**Problem requirements**
Pull out every line below holding the word "this".

**Provided material**
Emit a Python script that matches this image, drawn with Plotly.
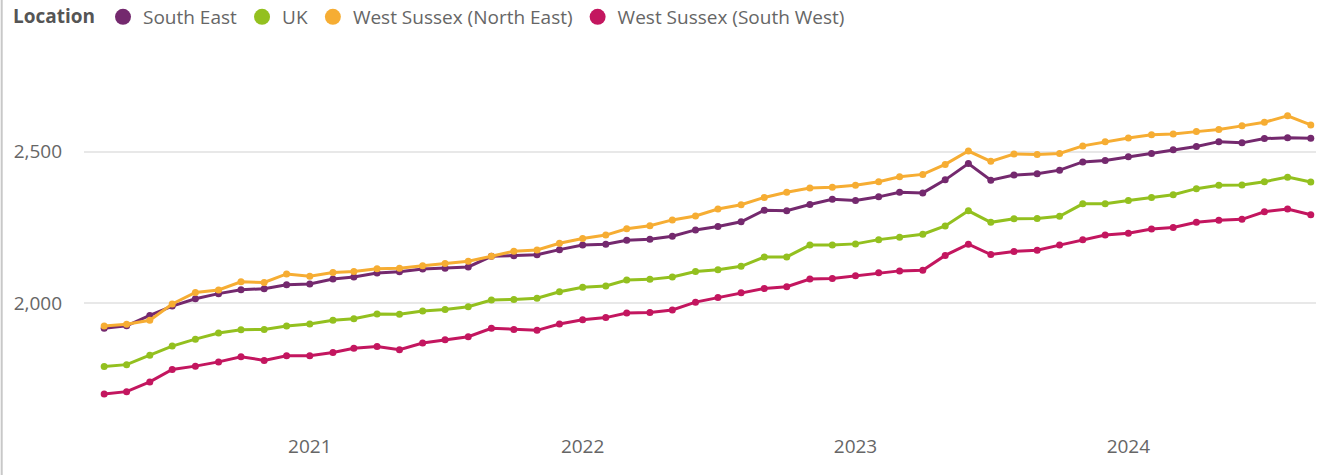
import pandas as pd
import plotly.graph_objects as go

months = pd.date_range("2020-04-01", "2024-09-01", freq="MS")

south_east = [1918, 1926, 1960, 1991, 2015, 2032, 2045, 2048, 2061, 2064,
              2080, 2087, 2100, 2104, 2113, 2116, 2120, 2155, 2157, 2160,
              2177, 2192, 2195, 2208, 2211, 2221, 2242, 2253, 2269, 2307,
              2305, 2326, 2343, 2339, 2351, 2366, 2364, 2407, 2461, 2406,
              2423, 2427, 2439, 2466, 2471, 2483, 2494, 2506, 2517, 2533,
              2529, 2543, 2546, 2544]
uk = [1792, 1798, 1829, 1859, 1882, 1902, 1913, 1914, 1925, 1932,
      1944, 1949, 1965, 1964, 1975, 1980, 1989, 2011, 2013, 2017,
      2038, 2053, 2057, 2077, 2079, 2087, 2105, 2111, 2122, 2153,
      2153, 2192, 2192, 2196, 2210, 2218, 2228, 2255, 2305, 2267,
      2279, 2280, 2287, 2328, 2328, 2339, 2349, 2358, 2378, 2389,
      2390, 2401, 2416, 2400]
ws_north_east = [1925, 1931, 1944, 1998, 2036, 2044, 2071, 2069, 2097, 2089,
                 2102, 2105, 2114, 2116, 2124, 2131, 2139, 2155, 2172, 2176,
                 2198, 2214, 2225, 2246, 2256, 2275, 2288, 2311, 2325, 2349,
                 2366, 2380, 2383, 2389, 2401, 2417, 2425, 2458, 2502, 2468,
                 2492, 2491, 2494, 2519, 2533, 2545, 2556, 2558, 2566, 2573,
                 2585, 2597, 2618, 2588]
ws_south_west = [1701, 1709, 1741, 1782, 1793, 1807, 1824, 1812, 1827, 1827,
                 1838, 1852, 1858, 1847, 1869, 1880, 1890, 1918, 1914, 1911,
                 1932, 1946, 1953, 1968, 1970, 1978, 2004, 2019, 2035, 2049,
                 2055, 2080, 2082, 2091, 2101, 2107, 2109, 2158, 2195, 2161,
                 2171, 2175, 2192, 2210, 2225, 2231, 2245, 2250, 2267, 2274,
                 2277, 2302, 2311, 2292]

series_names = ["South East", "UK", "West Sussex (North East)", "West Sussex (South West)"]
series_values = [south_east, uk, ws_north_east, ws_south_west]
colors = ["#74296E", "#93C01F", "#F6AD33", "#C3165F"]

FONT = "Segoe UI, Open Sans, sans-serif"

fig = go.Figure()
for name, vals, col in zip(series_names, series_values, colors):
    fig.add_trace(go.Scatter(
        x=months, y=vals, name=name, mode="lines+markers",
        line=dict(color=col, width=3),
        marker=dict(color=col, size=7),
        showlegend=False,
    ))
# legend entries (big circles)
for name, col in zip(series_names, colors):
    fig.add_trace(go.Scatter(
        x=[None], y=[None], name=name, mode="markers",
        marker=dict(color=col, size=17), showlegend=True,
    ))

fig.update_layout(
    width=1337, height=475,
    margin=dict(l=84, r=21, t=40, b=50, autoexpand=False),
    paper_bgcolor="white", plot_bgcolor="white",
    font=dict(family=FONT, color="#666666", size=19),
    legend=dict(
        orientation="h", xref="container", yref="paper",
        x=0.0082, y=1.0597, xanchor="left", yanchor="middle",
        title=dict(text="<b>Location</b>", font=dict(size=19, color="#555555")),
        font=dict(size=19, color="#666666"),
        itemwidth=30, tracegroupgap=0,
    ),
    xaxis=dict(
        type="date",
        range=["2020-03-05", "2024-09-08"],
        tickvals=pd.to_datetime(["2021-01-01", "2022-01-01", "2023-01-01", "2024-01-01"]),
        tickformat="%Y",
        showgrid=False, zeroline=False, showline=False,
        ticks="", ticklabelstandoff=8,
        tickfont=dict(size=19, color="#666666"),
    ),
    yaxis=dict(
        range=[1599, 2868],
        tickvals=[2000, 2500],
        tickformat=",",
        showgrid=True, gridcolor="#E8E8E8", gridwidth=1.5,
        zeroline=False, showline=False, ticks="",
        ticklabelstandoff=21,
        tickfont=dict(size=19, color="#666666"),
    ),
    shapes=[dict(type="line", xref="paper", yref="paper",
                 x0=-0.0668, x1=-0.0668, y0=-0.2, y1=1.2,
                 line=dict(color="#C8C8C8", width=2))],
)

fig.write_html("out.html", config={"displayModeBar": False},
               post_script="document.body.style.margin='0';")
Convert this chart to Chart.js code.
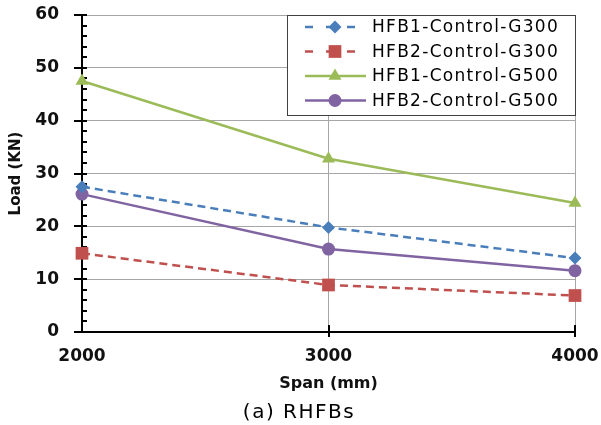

**Answer in full**
Emit a Python script that matches this image, drawn with Plotly.
Convert this chart to Chart.js code.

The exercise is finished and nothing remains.